Atlanta, GA - In a speech Wednesday to the Atlanta Council on International
Relations, French Ambassador to the United States, Jean-David Levitte stressed
that recent tensions between the U.S. and France reflect differing approaches
to the War on Terror and should not be misinterpreted as French opposition to
the United States.  

Ambassador Levitte argued that the most basic issue with
which the US and France do not see eye to eye is of  "sovereignty."

Mr. Levitte explained that the United States looks to how it might protect
itself from further attacks like that of September 11th, 2001 from an internal
perspective, relying primarily on its own resources and political allegiances.
France and the rest of Europe, however, due to their already 'common destiny'
as members of the European Union choose instead to pursue more global,
institutional methods to address the threat of terrorism.

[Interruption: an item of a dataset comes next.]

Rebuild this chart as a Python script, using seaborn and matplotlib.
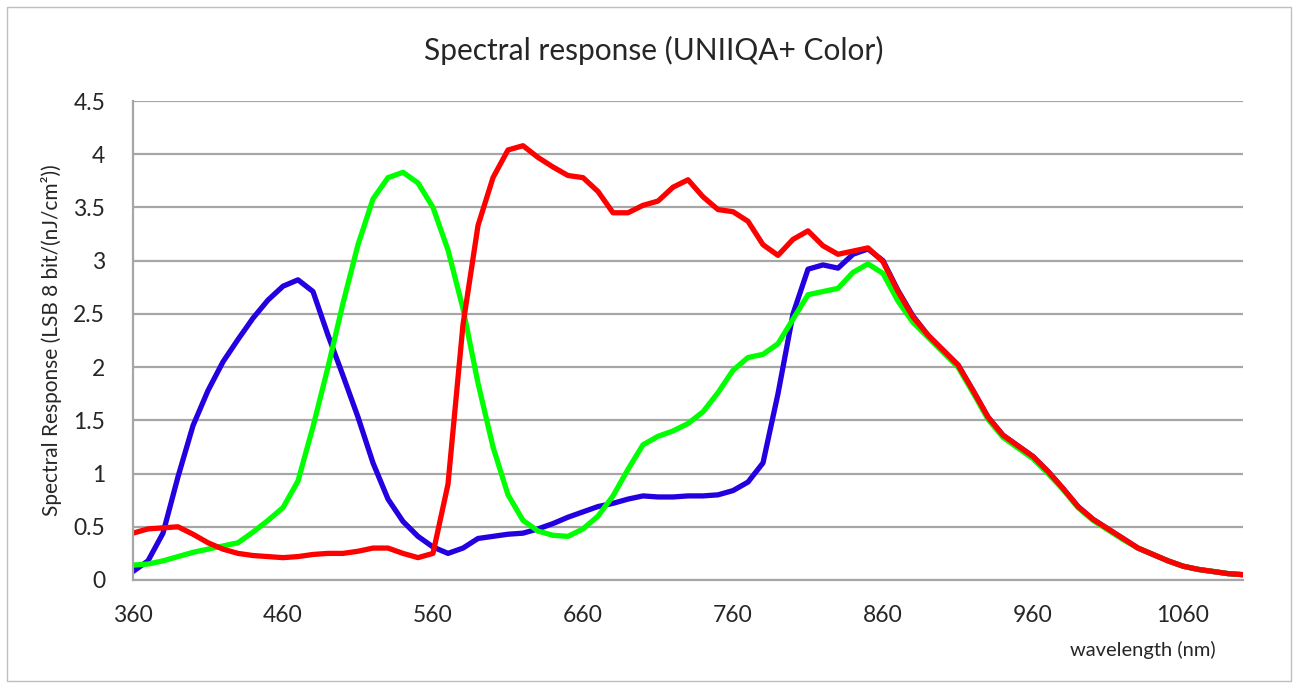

Ambassador Levitte emphasized France's ability to sympathize with America's
concerns regarding terrorism. For several decades prior to the terrorist
attacks on the World Trade Center, France and much of Europe had already been
engaged in what Ambassador Levitte termed a "low-level" war against acts of
terror committed by Islamic extremist groups.  

Mr. Levitte stressed that the question is not whether France supports the United States's war on terror, but rather, how France and other European countries are to understand the US's position on where the battle-lines should be drawn.

According to Mr. Levitte, although France refused to assist the United States
in its military engagement with Iraq, it did so solely because the United
States had not received approval from the United Nations Security Council. Mr.
Levitte argues that the French people are glad that Saddam Hussein and his
brutal regime have been removed from power. However, France also questions how
and when President Bush's doctrine of preemptive military action will be used
in future scenarios, particularly with respect to the dictatorship of North
Korea.

Additionally, Mr. Levitte rebuked the recent accusations by American media that
France had ulterior motives to its reticence to engage militarily with Iraq.

Feeling the majority of American anti-French sentiment was caused by similar
media charges, Ambassador Levitte urged Americans and French alike to 'mend
fences.'  

According to Atlanta's Consul-General Herve Goyens of Belgium, however,
American anti-France sentiments are not solely directed at the French. Belgium
and the rest of the European countries have often been wrongly viewed as
holding a single opinion about the war on Iraq. Mr. Goyens stated that, in
reality, much of Europe was divided in its support of President Bush's War on
Iraq.

Both Goyen and Levitte agree that despite their differences, Europe and the
United States cannot and should not allow their sometimes opposing views on
Iraq and the best way to fight future threatening regimes interfere with what
is ultimately an inextricably bound economic, social, and political
relationship. As Consul-General Goyens suggested: "This was a war against the
way to fight terrorism," and not an attack on the values and beliefs in freedom
and democracy that the United States and Europe, in fact share.